How Much Wattage Do You Need?
This is the question I get asked most often. Here is the math for common 2026 builds:
Mid-range gaming (RTX 5070 or RX 9070 XT):
- GPU: 250W
- CPU (Ryzen 7 9700X or Core Ultra 7): 100 to 125W
- System overhead: 60W
- Total: ~410 to 435W
- Recommended: 650W to 750W
High-end gaming (RTX 5080):
- GPU: 360W
- CPU (Ryzen 9 9900X or Core Ultra 9 285K): 125 to 170W
- System overhead: 70W
- Total: ~555 to 600W
- Recommended: 850W (the GX-850 is the right call)
Flagship gaming (RTX 5090):
- GPU: 575W
- CPU (Ryzen 9 9950X or Core Ultra 9 285K at full power): 170 to 250W
- System overhead: 80W
- Total: ~825 to 905W
- Recommended: 1000W minimum (the RM1000x covers this)
Workstation (high-core-count CPU plus professional GPU):
- Depends heavily on configuration, but 1200W to 1600W is typical
- The picks on this list max out at 1000W. Look at the Seasonic Prime TX-1600 or similar for extreme workstation builds.
The Bottom Line
Most builders underestimate the PSU and overspend on the GPU. Both choices on this list are invisible when things are going right, which is exactly what you want from a power supply.

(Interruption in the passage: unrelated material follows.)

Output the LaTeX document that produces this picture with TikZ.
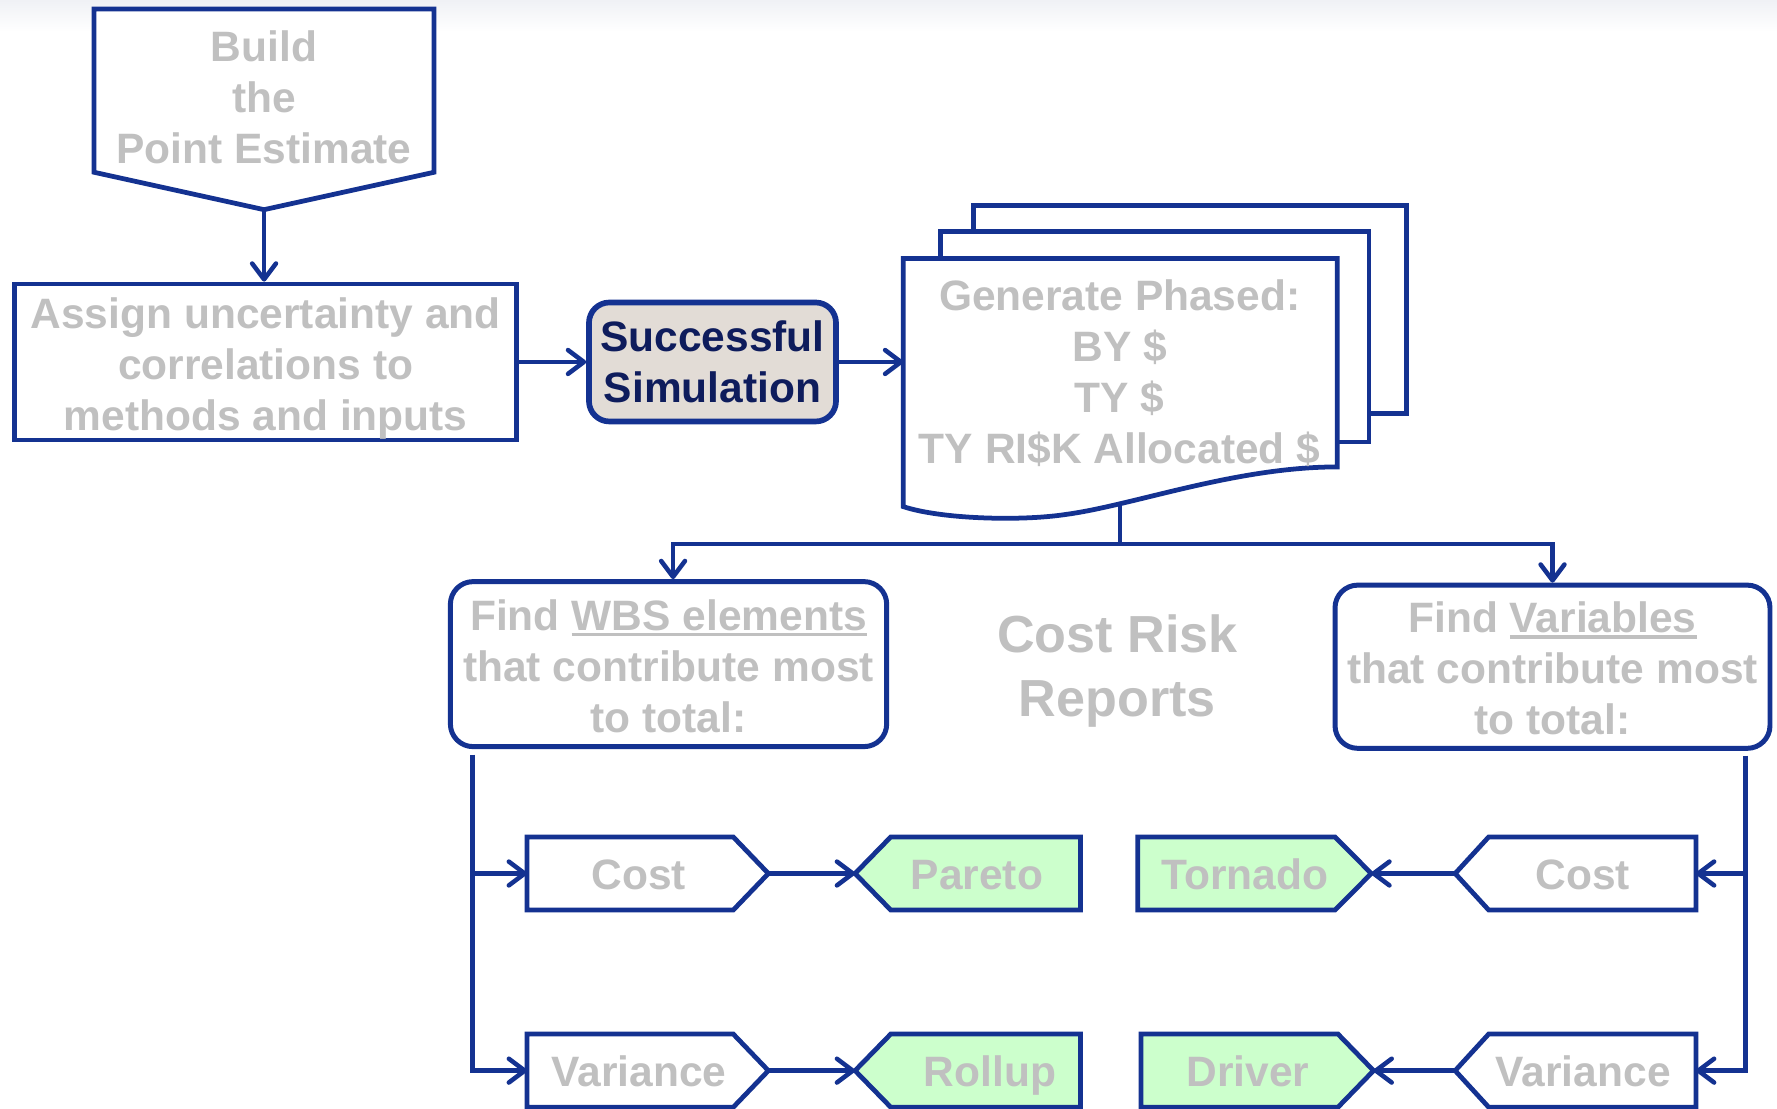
\documentclass[tikz,border=0pt]{standalone}
\usepackage{fontspec}
\setmainfont{Liberation Sans}
\usetikzlibrary{arrows.meta,calc}

\definecolor{navy}{RGB}{20,50,145}
\definecolor{inknavy}{RGB}{14,28,92}
\definecolor{txtgray}{RGB}{192,192,192}
\definecolor{simfill}{RGB}{226,220,214}
\definecolor{hitfill}{RGB}{204,255,204}
\definecolor{haze}{RGB}{240,241,245}

% underline drawn just below the baseline, in the current text colour
\newcommand\ulword[1]{\setbox0=\hbox{#1}\rlap{\rule[-5pt]{\wd0}{2.8pt}}\box0}

\begin{document}
\begin{tikzpicture}[x=1pt,y=-1pt,
  lbl/.style={text=txtgray, font=\fontsize{37.5}{45}\bfseries\selectfont, align=center, inner sep=0pt},
  taglbl/.style={lbl, anchor=base},
  outline/.style={draw=navy, line width=4.2pt, line join=miter, fill=white},
  hit/.style={outline, fill=hitfill},
  boxnode/.style={draw=navy, line width=4.2pt, fill=white, inner sep=0pt},
  roundbox/.style={boxnode, rounded corners=20pt, line width=4.4pt},
  wire/.style={draw=navy, line width=4pt},
  flow/.style={wire, -{Straight Barb[length=14pt,width=21pt,round]}}
]
\useasboundingbox (0,0) rectangle (1568,978);
\clip (0,0) rectangle (1568,978);
\fill[white] (0,0) rectangle (1568,978);
\shade[top color=haze, bottom color=white] (0,0) rectangle (1568,28);

% ---- top: point estimate and uncertainty ----
\draw[outline] (83,8) -- (383,8) -- (383,152) -- (233,185) -- (83,152) -- cycle;
\node[lbl] (build) at (233,86) {Build\\the\\Point Estimate};
\coordinate (buildtip) at (233,185);

\node[boxnode, minimum width=443pt, minimum height=137.6pt] (assign) at (234.4,319.4) {};
\node[lbl] (assigntxt) at (234.4,325) {Assign uncertainty and\\correlations to\\methods and inputs};

\node[draw=navy, line width=5pt, fill=simfill, rounded corners=18pt,
      minimum width=218pt, minimum height=105pt, inner sep=0pt,
      text=inknavy, font=\fontsize{37.5}{45}\bfseries\selectfont, align=center]
      (sim) at (628.7,319.4) {Successful\\Simulation};

% ---- stack of generated reports ----
\draw[outline] (859,181) rectangle (1241,365);
\draw[outline] (830,204) rectangle (1208,390);
\draw[outline] (797,228) -- (1180,228) -- (1180,412)
   .. controls (1090,412) and (1000,446) .. (940,454)
   .. controls (900,460) and (830,458) .. (797,447) -- cycle;
\node[lbl] (doc) at (988,329) {Generate Phased:\\BY \$\\TY \$\\TY RI\$K Allocated \$};
\coordinate (docin) at (797,319.4);
\coordinate (docfoot) at (988,446);
\coordinate (split) at (988,480);

% ---- analysis boxes ----
\node[roundbox, minimum width=385pt, minimum height=145.6pt] (wbs) at (589.9,586) {};
\node[lbl] (wbstxt) at (589.9,588) {Find \ulword{WBS elements}\\that contribute most\\to total:};
\node[roundbox, minimum width=383.8pt, minimum height=144pt] (vars) at (1369.9,588.3) {};
\node[lbl] (varstxt) at (1369.9,590) {Find \ulword{Variables}\\that contribute most\\to total:};

\node[lbl, font=\fontsize{46}{56}\bfseries\selectfont] (title) at (986,592) {Cost Risk\\Reports};

% ---- report tags, upper row ----
\draw[outline] (465,738.5) -- (647,738.5) -- (678,770.75) -- (647,803) -- (465,803) -- cycle;
\node[taglbl] (wcost) at (563.5,784.5) {Cost};
\draw[hit] (754.5,770.75) -- (786,738.5) -- (953.5,738.5) -- (953.5,803) -- (786,803) -- cycle;
\node[taglbl] (pareto) at (862,784.5) {Pareto};
\draw[hit] (1004,738.5) -- (1178,738.5) -- (1210,770.75) -- (1178,803) -- (1004,803) -- cycle;
\node[taglbl] (tornado) at (1098.5,784.5) {Tornado};
\draw[outline] (1284,770.75) -- (1313.6,738.5) -- (1496.5,738.5) -- (1496.5,803) -- (1313.6,803) -- cycle;
\node[taglbl] (vcost) at (1396.5,784.5) {Cost};

% ---- report tags, lower row ----
\draw[outline] (465,912.4) -- (647,912.4) -- (678,944.7) -- (647,977) -- (465,977) -- cycle;
\node[taglbl] (wvar) at (564,958.5) {Variance};
\draw[hit] (754.5,944.7) -- (786,912.4) -- (953.5,912.4) -- (953.5,977) -- (786,977) -- cycle;
\node[taglbl] (rollup) at (873.5,958.5) {Rollup};
\draw[hit] (1006.8,912.4) -- (1180.6,912.4) -- (1212,944.7) -- (1180.6,977) -- (1006.8,977) -- cycle;
\node[taglbl] (driver) at (1101,958.5) {Driver};
\draw[outline] (1284,944.7) -- (1313.6,912.4) -- (1496.5,912.4) -- (1496.5,977) -- (1313.6,977) -- cycle;
\node[taglbl] (vvar) at (1397,958.5) {Variance};

% tag end points
\coordinate (wcostin) at (465,770.75);
\coordinate (wcostout) at (678,770.75);
\coordinate (paretoin) at (754.5,770.75);
\coordinate (tornadoin) at (1210,770.75);
\coordinate (vcostout) at (1284,770.75);
\coordinate (vcostin) at (1496.5,770.75);
\coordinate (wvarin) at (465,944.7);
\coordinate (wvarout) at (678,944.7);
\coordinate (rollupin) at (754.5,944.7);
\coordinate (driverin) at (1212,944.7);
\coordinate (vvarout) at (1284,944.7);
\coordinate (vvarin) at (1496.5,944.7);
\coordinate (lrail) at (417,666);
\coordinate (rrail) at (1540,667);

% ---- connectors ----
\draw[flow] (buildtip) -- (buildtip |- assign.north);
\draw[flow] (assign.east) -- (sim.west);
\draw[flow] (sim.east) -- (docin);
\draw[wire, line width=3.2pt] (docfoot) -- (split);
\draw[flow] (split) -| ($(wbs.north)+(4,0)$);
\draw[flow] (split) -| (vars.north);

\draw[flow] (lrail) |- (wcostin);
\draw[flow] (lrail) |- (wvarin);
\draw[flow] (wcostout) -- (paretoin);
\draw[flow] (wvarout) -- (rollupin);

\draw[flow] (rrail) |- (vcostin);
\draw[flow] (rrail) |- (vvarin);
\draw[flow] (vcostout) -- (tornadoin);
\draw[flow] (vvarout) -- (driverin);
\end{tikzpicture}
\end{document}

The Seasonic Focus GX-850 covers the majority of gaming builds with tight voltage regulation, genuine silence during normal loads, and a compact footprint that fits anywhere. The Corsair RM1000x steps in when you are pushing an RTX 5090 or a demanding workstation CPU. And the APC Back-UPS Pro 1500VA protects whatever you plug into it from the kinds of power problems that kill hardware quietly over time.
Buy the right PSU once. Then stop thinking about it.